故郷の千葉県で、九十九里の海岸沿いに、ハザードマップを無視した宅地造成が進んでいることについては、以前から疑問を感じていた。

昔から浜沿いに家はあったが、中世からの大規模集落は、砂浜から何キロメートルも離れた場所にあった。今回の津波で宮城県の仙台平野は地震による地盤沈下前の旧海岸線から6キロメートル奥まで津波に侵食されたが、江戸時代に建設された街道は、さらにその奥を通っていた。街道沿いに発展した仙台市中心市街地は、だから津波の被害を免れた。房総半島でも事情は同じである。

しかし近代以降、急増した人口を吸収すべく、海よりの平坦な土地にたくさんの宅地が造成された。その危険性は、きちんと認識されていた。千葉県のハザードマップを見れば、それは一目瞭然である。そして2011年、津波がやってきた。津波は、犬吠崎を回りこんで九十九里浜にも押し寄せた。近代的な街並みが、津波に洗われた。車が流され、建物の1階がメチャクチャになる映像を見て、とても虚しい思いがした。

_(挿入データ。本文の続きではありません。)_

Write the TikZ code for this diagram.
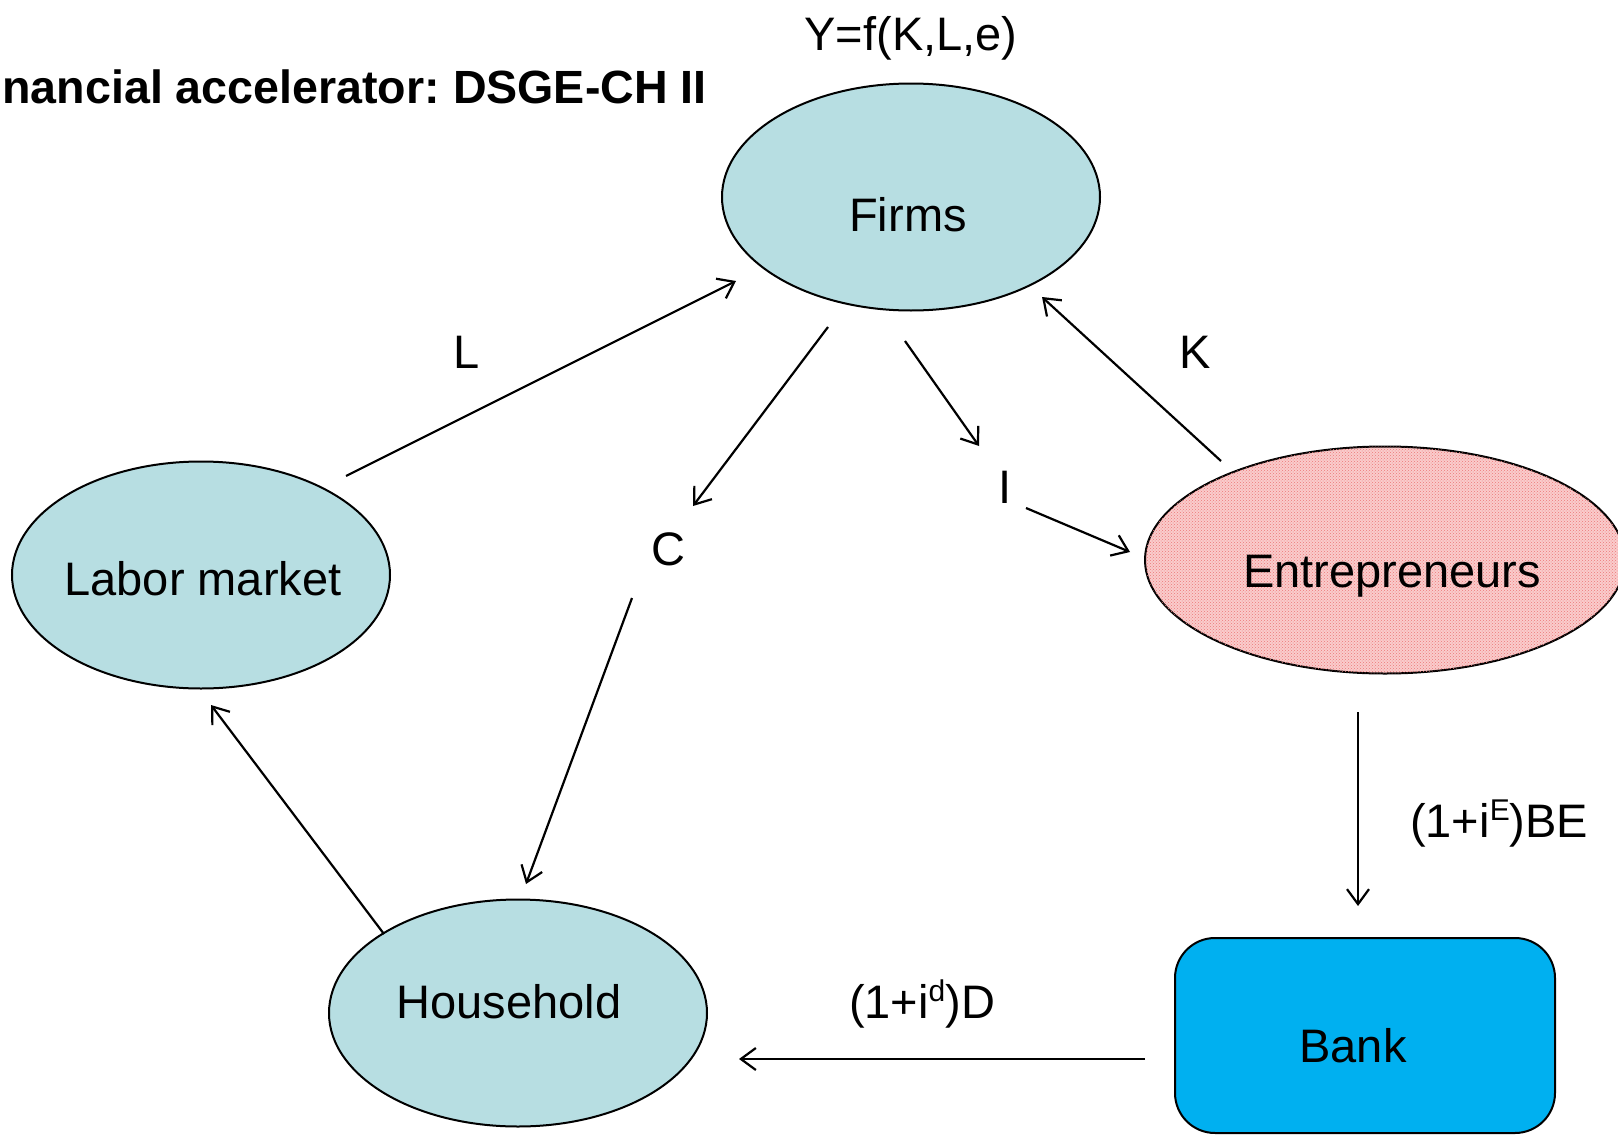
\documentclass[tikz,border=0pt]{standalone}
\usepackage{fontspec}
\setmainfont{Liberation Sans}
\usetikzlibrary{shapes.geometric,arrows.meta,patterns}
\frenchspacing

\definecolor{agent}{RGB}{183,222,226}
\definecolor{entfill}{RGB}{250,204,204}
\definecolor{entdots}{RGB}{236,120,120}
\definecolor{bankfill}{RGB}{0,176,240}

\tikzset{
  agent/.style={ellipse, draw=black, line width=2pt, fill=agent, inner sep=0pt,
                minimum width=378pt, minimum height=227pt},
  lbl/.style={anchor=base, inner sep=0pt, font=\fontsize{47}{56}\selectfont},
  flow/.style={line width=2.2pt, -{Straight Barb[length=15pt,width=22pt,line width=2.2pt]}},
}
\newcommand{\supx}[1]{\raisebox{0.36em}{\fontsize{30}{30}\selectfont #1}}

\begin{document}
\begin{tikzpicture}[x=1pt, y=-1pt]
  \useasboundingbox (0,0) rectangle (1618,1135);

  % sectors
  \node[agent] (firms) at (911,197) {};
  \node[agent] (labor) at (201,575) {};
  \node[agent] (house) at (518,1013) {};
  \node[ellipse, draw=black, line width=2pt, fill=entfill, inner sep=0pt,
        minimum width=480pt, minimum height=227pt,
        postaction={pattern=crosshatch dots, pattern color=entdots}] (entre) at (1385,560) {};
  \node[draw=black, line width=2pt, fill=bankfill, rounded corners=40pt,
        minimum width=380pt, minimum height=195pt, inner sep=0pt] (bank) at (1365,1035.5) {};

  % sector names
  \node[lbl] (firmst) at (908,231) {Firms};
  \node[lbl] (labort) at (203,595) {Labor market};
  \node[lbl] (houset) at (509,1018) {Household};
  \node[lbl] (entret) at (1392,587) {Entrepreneurs};
  \node[lbl] (bankt)  at (1353,1062) {Bank};

  % title and production function
  \node[anchor=base east, inner sep=0pt, font=\bfseries\fontsize{46.6}{56}\selectfont]
    (title) at (707,103) {nancial accelerator: DSGE-CH II};
  \node[lbl] (prod) at (911,50) {Y=f(K,L,e)};

  % flow labels
  \node[lbl] (Lt) at (467,368) {L};
  \node[lbl] (Kt) at (1195,368) {K};
  \node[lbl] (Ct) at (668,565) {C};
  \node[lbl] (It) at (1005,503) {I};
  \node[lbl, anchor=base west] (BEt) at (1410,837) {(1+i\supx{E})BE};
  \node[lbl] (Dt) at (922,1018) {(1+i\supx{d})D};

  % connector end points
  \coordinate (l0) at (346,476);  \coordinate (l1) at (736,281);
  \coordinate (c0) at (828,327);  \coordinate (c1) at (693,506);
  \coordinate (h0) at (632,598);  \coordinate (h1) at (526,884);
  \coordinate (i0) at (905,341);  \coordinate (i1) at (979,446);
  \coordinate (e0) at (1026,508); \coordinate (e1) at (1130,552);
  \coordinate (k0) at (1221,461); \coordinate (k1) at (1042,297);
  \coordinate (m0) at (384,934);  \coordinate (m1) at (211,705);
  \coordinate (b0) at (1358,712); \coordinate (b1) at (1358,906);
  \coordinate (d0) at (1145,1059);\coordinate (d1) at (739,1059);

  % flows
  \draw[flow] (l0) -- (l1);
  \draw[flow] (c0) -- (c1);
  \draw[flow] (h0) -- (h1);
  \draw[flow] (i0) -- (i1);
  \draw[flow] (e0) -- (e1);
  \draw[flow] (k0) -- (k1);
  \draw[flow] (m0) -- (m1);
  \draw[flow] (b0) -- (b1);
  \draw[flow] (d0) -- (d1);
\end{tikzpicture}
\end{document}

東北地方の各県と異なり、千葉県を襲った津波は、房総沖地震による津波想定の範囲内だった。津波が押し寄せたのは夕方で、地震の後、逃げる余裕は十分にあった。にもかかわらず、10数人が命を落とした。

比較的すっきりと家が並ぶ住宅地は、昭和以降に発展した街ではないかと思う。かつて、海辺の人口はこれほど多くはなかったはずだ。

仙台市の津波ハザードマップを見ると、仮に想定の範囲内の津波であっても、完全に飲み込まれる集落があったことがわかる。様々な事情で、海のそばに暮らさねばならなかった人もいるのだろう。しかし、本当にこれほど多くの人が、どうしても海沿いに暮らさねばならなかったのか。……

とはいえ、20年、30年とその集落で暮らした人々、その集落で育った人々は、客観的な必要性とは関係なく、原状回復を望むだろう。それが人の心だ。お金の問題もある。居住禁止区域に指定されたら、虎の子の土地は二束三文になってしまう。行政には、居住禁止の指示により失われる財産価値を補償する財源がない。

だから、おそらく政治的には、原状回復を基本とすることになるのではないか。それでも、最大波高10メートル程度の津波は、遅くとも今世紀中に再び、東北のどこかへやってくる。いま30歳未満の人は、生きているうちに再び津波の災禍を見るだろう。そのときにもきっと、大半の被災者は「こんな津波は初めてだ!」と肩を落とし、若いレポーターは「信じられません!」と叫ぶのだろう。

3.

秋田県男鹿市1983年5月26日(講談社『20世紀全記録』より)

1983年5月26日、秋田県能代沖でM7.7の地震が発生。102人が死亡・行方不明となった。たった28年前のことだが、記憶に留めているのは1千万人程度でしかないだろう。この悲劇を、1億人が忘れ去った。

1933年3月3日 昭和三陸津波(毎日新聞社)

3000人以上が亡くなった昭和三陸津波も、20世紀や昭和を振り返る本を見ると、じつに小さなスペースしか与えられていないので愕然とする。講談社『20世紀全記録』の記述は、僅か21字。1300ページを超える本の、0.0008%を占めているに過ぎない。